Recipe by Julesong
I love soup! :) I also collect Finnish recipes, and this is one of my adopted recipes. It looks like a dish my family and I would enjoy, so I hope to make it and edit it in the future.
Top Review by suzzayne
I use all milk in this recipe (milk soup) also use red potatoes, and fresh corn off the cob. Other than this it is a summer delight that i've grown up with in Upper Michigan and continue any place i move when i find all the fresh ingrediants.

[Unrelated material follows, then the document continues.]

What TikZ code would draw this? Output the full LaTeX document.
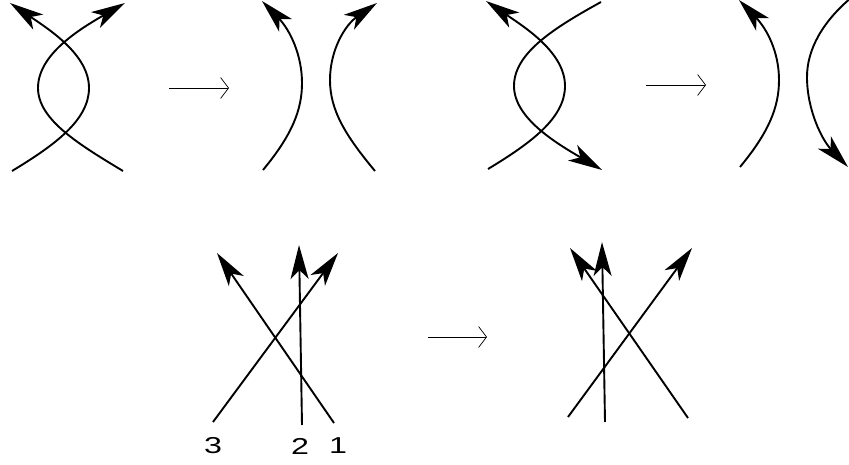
\documentclass[tikz,border=0pt]{standalone}
\usepackage{fontspec}
\setmainfont{Liberation Sans}
\newfontfamily\labfont[FakeStretch=1.4]{Liberation Sans}
\usetikzlibrary{arrows.meta}

\begin{document}
\begin{tikzpicture}[x=1pt, y=-1pt, line width=1.9pt,
    arr/.style={-{Stealth[length=34pt, width=18pt, inset=9pt]}},
    move/.style={line width=0.7pt, -{Straight Barb[length=8pt, width=21pt]}},
    lab/.style={font=\labfont\fontsize{23}{28}\selectfont, inner sep=0pt}]
    \useasboundingbox (0,0) rectangle (849,465);

    % top row, first pair
    \coordinate (a1) at (12,171);
    \coordinate (a2) at (10,3);
    \coordinate (b1) at (123,171);
    \coordinate (b2) at (125,3);
    \draw[arr] (a1) .. controls (55,145) and (89,120) .. (89,88) .. controls (89,55) and (50,30) .. (a2);
    \draw[arr] (b1) .. controls (80,145) and (38,120) .. (38,88) .. controls (38,55) and (78,30) .. (b2);

    \coordinate (m1) at (169,88);
    \coordinate (m2) at (229,88);
    \draw[move] (m1) -- (m2);

    \coordinate (c1) at (263,170);
    \coordinate (c2) at (262,1);
    \coordinate (d1) at (375,171);
    \coordinate (d2) at (377,3);
    \draw[arr] (c1) .. controls (292,135) and (302,110) .. (302,83) .. controls (302,55) and (290,30) .. (c2);
    \draw[arr] (d1) .. controls (345,135) and (330,110) .. (330,80) .. controls (330,50) and (345,25) .. (d2);

    % top row, second pair
    \coordinate (p1) at (488,169);
    \coordinate (p2) at (486,1);
    \coordinate (q1) at (601,2);
    \coordinate (q2) at (602,170);
    \draw[arr] (p1) .. controls (531,143) and (565,118) .. (565,86) .. controls (565,53) and (526,28) .. (p2);
    \draw[arr] (q1) .. controls (554,28) and (514,53) .. (514,86) .. controls (514,118) and (556,143) .. (q2);

    \coordinate (m3) at (646,85);
    \coordinate (m4) at (706,85);
    \draw[move] (m3) -- (m4);

    \coordinate (r1) at (740,167);
    \coordinate (r2) at (739,0);
    \coordinate (s1) at (852,-3);
    \coordinate (s2) at (848,167);
    \draw[arr] (r1) .. controls (769,132) and (779,107) .. (779,80) .. controls (779,52) and (767,29) .. (r2);
    \draw[arr] (s1) .. controls (822,22) and (807,50) .. (807,77) .. controls (807,110) and (822,140) .. (s2);

    % bottom row
    \coordinate (e1) at (213,422);
    \coordinate (e2) at (338,253);
    \coordinate (f1) at (302,425);
    \coordinate (f2) at (299,245);
    \coordinate (g1) at (334,423);
    \coordinate (g2) at (217,253);
    \draw[arr] (e1) -- (e2);
    \draw[arr] (f1) -- (f2);
    \draw[arr] (g1) -- (g2);

    \node[lab] (n3) at (213,446) {3};
    \node[lab] (n2) at (300,446) {2};
    \node[lab] (n1) at (338,446) {1};

    \coordinate (m5) at (428,337);
    \coordinate (m6) at (487,337);
    \draw[move] (m5) -- (m6);

    \coordinate (h1) at (568,417);
    \coordinate (h2) at (692,248);
    \coordinate (k1) at (688,418);
    \coordinate (k2) at (570,248);
    \coordinate (l1) at (605,422);
    \coordinate (l2) at (602,242);
    \draw[arr] (h1) -- (h2);
    \draw[arr] (k1) -- (k2);
    \draw[arr] (l1) -- (l2);
\end{tikzpicture}
\end{document}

And there has never been any leftovers and great with Finnish bread.
- 2 cups water
- 6 small potatoes, peeled and halved
- 1 teaspoon salt
- 1⁄8 teaspoon white pepper
- 2 tablespoons butter or 2 tablespoons margarine
- 6 small green onions, cut into 3-inch lengths
- 12 young fresh baby carrots, 1/2 lb
- 1⁄2 lb young fresh green bean, cut into 1-inch lengths
- 2 cups tiny peas, fresh shelled
- 2 cups half-and-half (light cream)
- 3 tablespoons all-purpose flour
Directions See How It's Made
- Heat water to boiling in a wide 5-quart pan; add potatoes.

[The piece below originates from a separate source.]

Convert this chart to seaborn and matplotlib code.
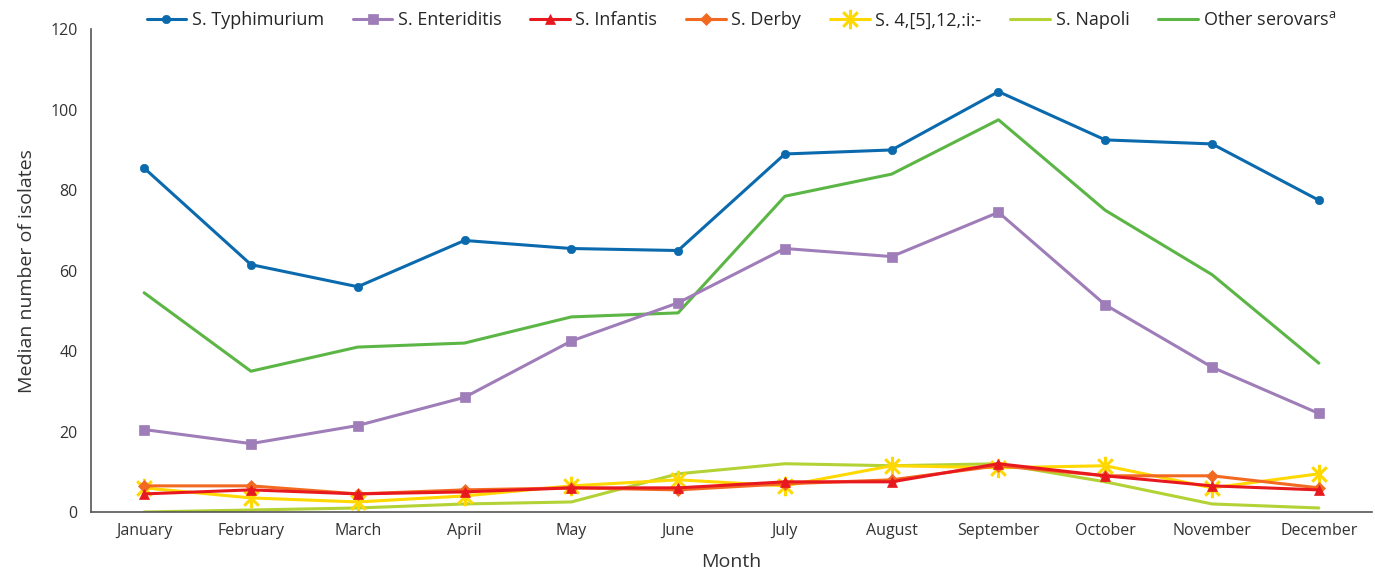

- Reduce heat; cover and simmer for 5 minutes.
- Add salt, pepper, butter, onions, carrots, and green beans; simmer for 8 more minutes.

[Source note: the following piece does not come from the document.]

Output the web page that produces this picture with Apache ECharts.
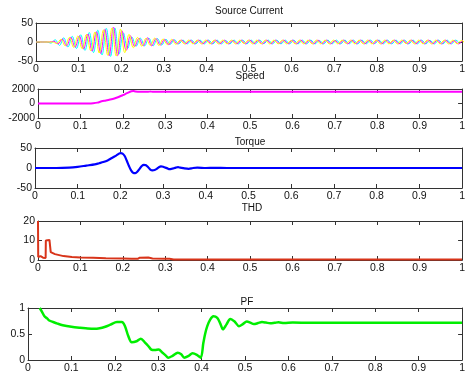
<!DOCTYPE html>
<html>
<head>
<meta charset="utf-8">
<script src="https://cdn.jsdelivr.net/npm/echarts@6/dist/echarts.min.js"></script>
<style>
  html, body { margin: 0; padding: 0; background: #fff; }
  #chart { width: 468px; height: 374px; }
</style>
</head>
<body>
<div id="chart"></div>
<script>
// ---- Source current: half-cycle peak values of each phase (A), 50 Hz supply ----
const halfCycle = 0.01;
const phaseOffsets = [0.005, 0.005 + 0.02 / 3, 0.005 + 0.04 / 3];
const currentA = [
  0, 0, 0, -3, 6, -9, 11, -13, 15, -17,
  19, -22, 25, -28, 31, -34, 36, -38, 37, -32,
  24, -17, 13, -11, 10, -10, 10, -10, 9, -8,
  7, -6, 6, -5, 5, -5, 5, -5, 5, -5,
  5, -5, 5, -5, 4, -5, 5, -5, 5, -5,
  5, -5, 5, -4, 5, -5, 5, -5, 5, -5,
  5, -5, 5, -5, 5, -5, 4, -5, 5, -5,
  5, -5, 5, -5, 5, -5, 5, -5, 5, -4,
  5, -5, 5, -5, 5, -5, 5, -5, 5, -5,
  5, -5, 4, -5, 5, -5, 5, -5, 5, -5
];
const currentB = [
  0, 0, 0, 2, -5, 8, -10, 12, -14, 16,
  -18, 21, -24, 27, -30, 33, -36, 39, -36, 30,
  -22, 16, -12, 10, -10, 11, -10, 9, -8, 7,
  -7, 6, -5, 5, -5, 5, -5, 5, -5, 5,
  -5, 5, -5, 5, -5, 4, -5, 5, -5, 5,
  -5, 5, -5, 5, -5, 5, -4, 5, -5, 5,
  -5, 5, -5, 5, -5, 5, -5, 5, -5, 4,
  -5, 5, -5, 5, -5, 5, -5, 5, -5, 5,
  -5, 5, -4, 5, -5, 5, -5, 5, -5, 5,
  -5, 5, -5, 5, -5, 5, -5, 4, -5, 5
];
const currentC = [
  0, 0, 0, -4, 7, -10, 12, -14, 16, -18,
  20, -23, 26, -29, 32, -35, 37, -37, 34, -28,
  20, -15, 12, -11, 10, -9, 10, -9, 8, -7,
  7, -6, 5, -5, 5, -5, 5, -5, 5, -5,
  5, -5, 5, -5, 5, -5, 5, -4, 5, -5,
  5, -5, 5, -5, 5, -5, 5, -5, 4, -5,
  5, -5, 5, -5, 5, -5, 5, -5, 5, -5,
  5, -4, 5, -5, 5, -5, 5, -5, 5, -5,
  5, -5, 5, -5, 5, -4, 5, -5, 5, -5,
  5, -5, 5, -5, 5, -5, 5, -5, 4, -5
];

// ---- Speed (rpm) ----
const speedT = [0, 0.12, 0.13, 0.14, 0.15, 0.16, 0.17, 0.18, 0.19, 0.2, 0.21, 0.22, 0.225, 0.23, 0.24, 0.26, 0.265, 0.27, 1.0];
const speedV = [0, 0, 30, 120, 300, 420, 550, 700, 900, 1150, 1420, 1680, 1720, 1660, 1620, 1620, 1660, 1620, 1620];

// ---- Torque (N·m) ----
const torqueT = [0, 0.05, 0.08, 0.1, 0.12, 0.14, 0.15, 0.16, 0.17, 0.18, 0.19, 0.2, 0.205, 0.21, 0.215, 0.22, 0.225, 0.23, 0.235, 0.24, 0.245, 0.25, 0.255, 0.26, 0.265, 0.27, 0.275, 0.28, 0.285, 0.29, 0.295, 0.3, 0.31, 0.315, 0.32, 0.33, 0.335, 0.34, 0.35, 0.36, 0.37, 0.38, 0.4, 0.42, 0.45, 1.0];
const torqueV = [0, 0, 1, 3, 6, 9, 12, 15, 19, 25, 31, 37, 36, 30, 18, 5, -6, -12, -13, -9, -2, 5, 8, 7, 2, -4, -6, -5, -2, 2, 4, 3, -1, -3, -2, 1, 2, 1, -1, -2, 0, 1, 0, 0.5, 0, 0];

// ---- THD (%) ----
const thdT = [0, 0.0005, 0.003, 0.006, 0.009, 0.012, 0.015, 0.018, 0.0185, 0.021, 0.027, 0.029, 0.03, 0.035, 0.04, 0.05, 0.06, 0.08, 0.1, 0.13, 0.16, 0.2, 0.22, 0.235, 0.24, 0.26, 0.27, 0.3, 0.31, 0.32, 0.4, 1.0];
const thdV = [20, 1.5, 1.5, 2, 1.8, 1.2, 1.0, 1.0, 10, 10.5, 10.3, 10, 4, 3.5, 3, 2.5, 2, 1.6, 1.3, 1.1, 0.9, 0.8, 0.6, 0.6, 1.2, 1.3, 0.8, 0.6, 0.6, 0.3, 0.3, 0.3];

// ---- Power factor ----
const pfT = [0.027, 0.032, 0.038, 0.044, 0.049, 0.058, 0.068, 0.08, 0.1, 0.12, 0.133, 0.152, 0.165, 0.178, 0.19, 0.205, 0.216, 0.223, 0.231, 0.239, 0.25, 0.26, 0.269, 0.277, 0.284, 0.292, 0.301, 0.31, 0.317, 0.323, 0.333, 0.345, 0.353, 0.36, 0.37, 0.379, 0.389, 0.398, 0.404, 0.408, 0.413, 0.42, 0.427, 0.436, 0.443, 0.449, 0.457, 0.466, 0.476, 0.486, 0.495, 0.504, 0.512, 0.52, 0.53, 0.539, 0.548, 0.558, 0.568, 0.577, 0.59, 0.61, 0.65, 1.0];
const pfV = [1.0, 0.93, 0.84, 0.8, 0.76, 0.73, 0.70, 0.67, 0.64, 0.62, 0.61, 0.60, 0.61, 0.64, 0.68, 0.73, 0.73, 0.66, 0.46, 0.34, 0.36, 0.41, 0.34, 0.27, 0.20, 0.19, 0.20, 0.14, 0.09, 0.045, 0.08, 0.14, 0.11, 0.045, 0.08, 0.13, 0.1, 0.045, 0.33, 0.5, 0.65, 0.78, 0.84, 0.81, 0.70, 0.59, 0.68, 0.79, 0.74, 0.65, 0.69, 0.74, 0.72, 0.69, 0.71, 0.73, 0.72, 0.705, 0.715, 0.725, 0.71, 0.72, 0.715, 0.715];

// ---- Panel titles and axis settings ----
const titles = ['Source Current', 'Speed', 'Torque', 'THD', 'PF'];
const yRanges = [[-50, 50, 50], [-2000, 2000, 2000], [-50, 50, 50], [0, 20, 10], [0, 1, 0.5]];

const FONT = 'Liberation Sans, Arial, Helvetica, sans-serif';
const AXIS_COLOR = '#333';

const grids = [
  { left: 36, right: 2, top: 23, height: 38 },
  { left: 38, right: 2, top: 89, height: 29 },
  { left: 35, right: 2, top: 148, height: 40 },
  { left: 38, right: 2, top: 221, height: 39 },
  { left: 28, width: 442, top: 308, height: 53 }
];
const titlePos = [[249, 11], [250, 76], [250, 142], [252, 208], [247, 302]];

const plainNumber = v => String(v);

const xAxes = [], yAxes = [];
grids.forEach((g, i) => {
  const tick = { show: true, inside: true, length: 4, lineStyle: { color: AXIS_COLOR } };
  const line = { show: true, onZero: false, lineStyle: { color: AXIS_COLOR, width: 1 } };
  xAxes.push({
    gridIndex: i, type: 'value', position: 'bottom', min: 0, max: 1, interval: 0.1,
    axisLine: line, axisTick: tick, splitLine: { show: false },
    axisLabel: { color: '#111', fontFamily: FONT, fontSize: 10.5, margin: 3, formatter: plainNumber }
  });
  xAxes.push({
    gridIndex: i, type: 'value', position: 'top', min: 0, max: 1, interval: 0.1,
    axisLine: line, axisTick: tick, splitLine: { show: false }, axisLabel: { show: false }
  });
  const [lo, hi, step] = yRanges[i];
  yAxes.push({
    gridIndex: i, type: 'value', position: 'left', min: lo, max: hi, interval: step,
    axisLine: line, axisTick: tick, splitLine: { show: false },
    axisLabel: { color: '#111', fontFamily: FONT, fontSize: 10.5, margin: 3, formatter: plainNumber }
  });
  yAxes.push({
    gridIndex: i, type: 'value', position: 'right', min: lo, max: hi, interval: step,
    axisLine: line, axisTick: tick, splitLine: { show: false }, axisLabel: { show: false }
  });
});

function phaseSeries(values, offset) {
  const pts = [[0, 0]];
  values.forEach((v, k) => pts.push([offset + k * halfCycle, v]));
  return pts;
}
function pairs(ts, vs) { return ts.map((t, k) => [t, vs[k]]); }

function lineSeries(panel, data, color, width, smooth) {
  return {
    type: 'line', xAxisIndex: panel * 2, yAxisIndex: panel * 2, data,
    showSymbol: false, smooth: smooth || false, silent: true,
    lineStyle: { color, width }
  };
}

const series = [
  lineSeries(0, phaseSeries(currentA, phaseOffsets[0]), '#00ffff', 1, 0.4),
  lineSeries(0, phaseSeries(currentB, phaseOffsets[1]), '#ff00ff', 1, 0.4),
  lineSeries(0, phaseSeries(currentC, phaseOffsets[2]), '#ffff00', 1, 0.4),
  lineSeries(1, pairs(speedT, speedV), '#ff00ff', 2, 0.3),
  lineSeries(2, pairs(torqueT, torqueV), '#0000ff', 2.2, 0.3),
  lineSeries(3, pairs(thdT, thdV), '#d8341a', 2, false),
  lineSeries(4, pairs(pfT, pfV), '#00ee00', 2.5, 0.3)
];

const chart = echarts.init(document.getElementById('chart'), null, { renderer: 'canvas' });
chart.setOption({
  animation: false,
  backgroundColor: '#fff',
  grid: grids,
  xAxis: xAxes,
  yAxis: yAxes,
  series,
  graphic: titles.map((t, i) => ({
    type: 'text', x: titlePos[i][0], y: titlePos[i][1], z: 100,
    style: { text: t, fill: '#111', font: '10px ' + FONT, align: 'center', verticalAlign: 'middle' }
  }))
});
</script>
</body>
</html>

- Add peas and cook for another 2 minutes or until vegetables are crisp-tender.
- In a small bowl, stir together half and half and flour until smooth; stir into simmering vegetables.
- Cook, stirring until soup slightly thickened (about 5 minutes)
- May be served with open faced sandwiches of cream cheese on rye, decorated with sliced vegetables.